Buyer’s market, seller’s market or something in-between?
BOSTON – April 15, 2019 – Have we arrived at one of those rare Goldilocks moments in real estate, where the market works well for sellers and buyers, strongly favoring neither?
Maybe. Based on the latest national consumer-sentiment survey by mortgage investor Fannie Mae, American consumers appear to think so. They're more positive about the direction of the housing market than they've been in nearly a year. Growing numbers think it's a good time to sell and a good time to buy. They expect their personal financial situations will improve this year, and they believe that interest rates for home loans will continue to remain relatively affordable.
Housing and mortgage economists tend to agree. As Michael Fratantoni, chief economist of the Mortgage Bankers Association, told me: Six months ago, "I was guardedly optimistic. Now I'm just plain optimistic."
Mark Fleming, chief economist of First American Title Insurance, said, "So far in 2019, we've seen mortgage rates decline and wages rise – both trends work to boost homebuying power and fuel greater market potential for home sales."
Yet some economists warn that things are not necessarily as rosy as Fannie's consumer survey would suggest. They point to troubling signs: Total home sales on a national basis continue to decline. That pattern historically has been a leading indicator that prices could fall during the year ahead, ending years of nonstop appreciation. Plus, houses are taking longer to sell; many owners are having to cut their asking prices.
So what's really going on? Some hard facts:
Prices are still rising but at a slower rate than in recent years. The median home listing price hit $300,000 last month for the first time ever, a 7 percent jump over the previous year, according to Realtor.com. Fratantoni predicts price increases will moderate to an average of just 4 percent this year, 3 percent next year and 2.5 percent in 2021.
A notable percentage of sellers' asking prices are being reduced. In the four weeks ending March 24, prices on nearly 21 percent of all listings nationwide were cut, according to Redfin, the real estate brokerage. Just 16 percent of offers written by Redfin agents encountered bidding wars during the first three weeks of March, compared with 61 percent during the same weeks in 2018.
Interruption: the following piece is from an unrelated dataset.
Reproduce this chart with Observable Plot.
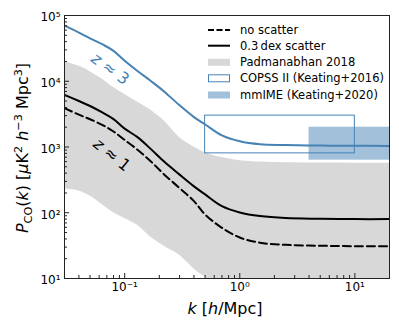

Interest rates have been a great stimulus and are key to a strong spring. Lower rates are good for buyers and good for sellers. Last fall, average rates for a fixed-rate 30-year mortgage hovered near 5 percent, according to data from investor Freddie Mac. In the first week of April, they averaged 4.08 percent. Homeowners and would-be buyers have responded enthusiastically to the lower rates, sending applications soaring by 18.6 percent during the week ending March 29 compared with the week earlier, according to the Mortgage Bankers Association.
Inventories of available homes for sale continue to rise, meaning more choices for shoppers, according to National Association of Realtors researcher Michael Hyman. Listings nationwide were up by 3.2 percent year-over-year in February. That's generally a good sign for buyers because it helps keep price pressures down. But homes for sale in the primary entry segment for first-time homebuyers – houses priced under $200,000 – dropped by 9 percent year-over-year, according to Realtor.com, while they grew by 11 percent in the upper price brackets over $750,000.
All this is well and good, said Issi Romem, chief economist for realty marketing site Trulia, but in reality, the housing market is in cyclical slowdown mode. Inventories of available homes may be rising, but part of the reason is that houses are staying on the market unsold for longer times in many areas. The price cuts and longer days-on-market times reveal that significant numbers of "sellers are facing greater difficulties in selling."
What that means is that the Goldilocks theory and perceptions of balance between sellers and buyers may not be quite right. Advantage: buyers.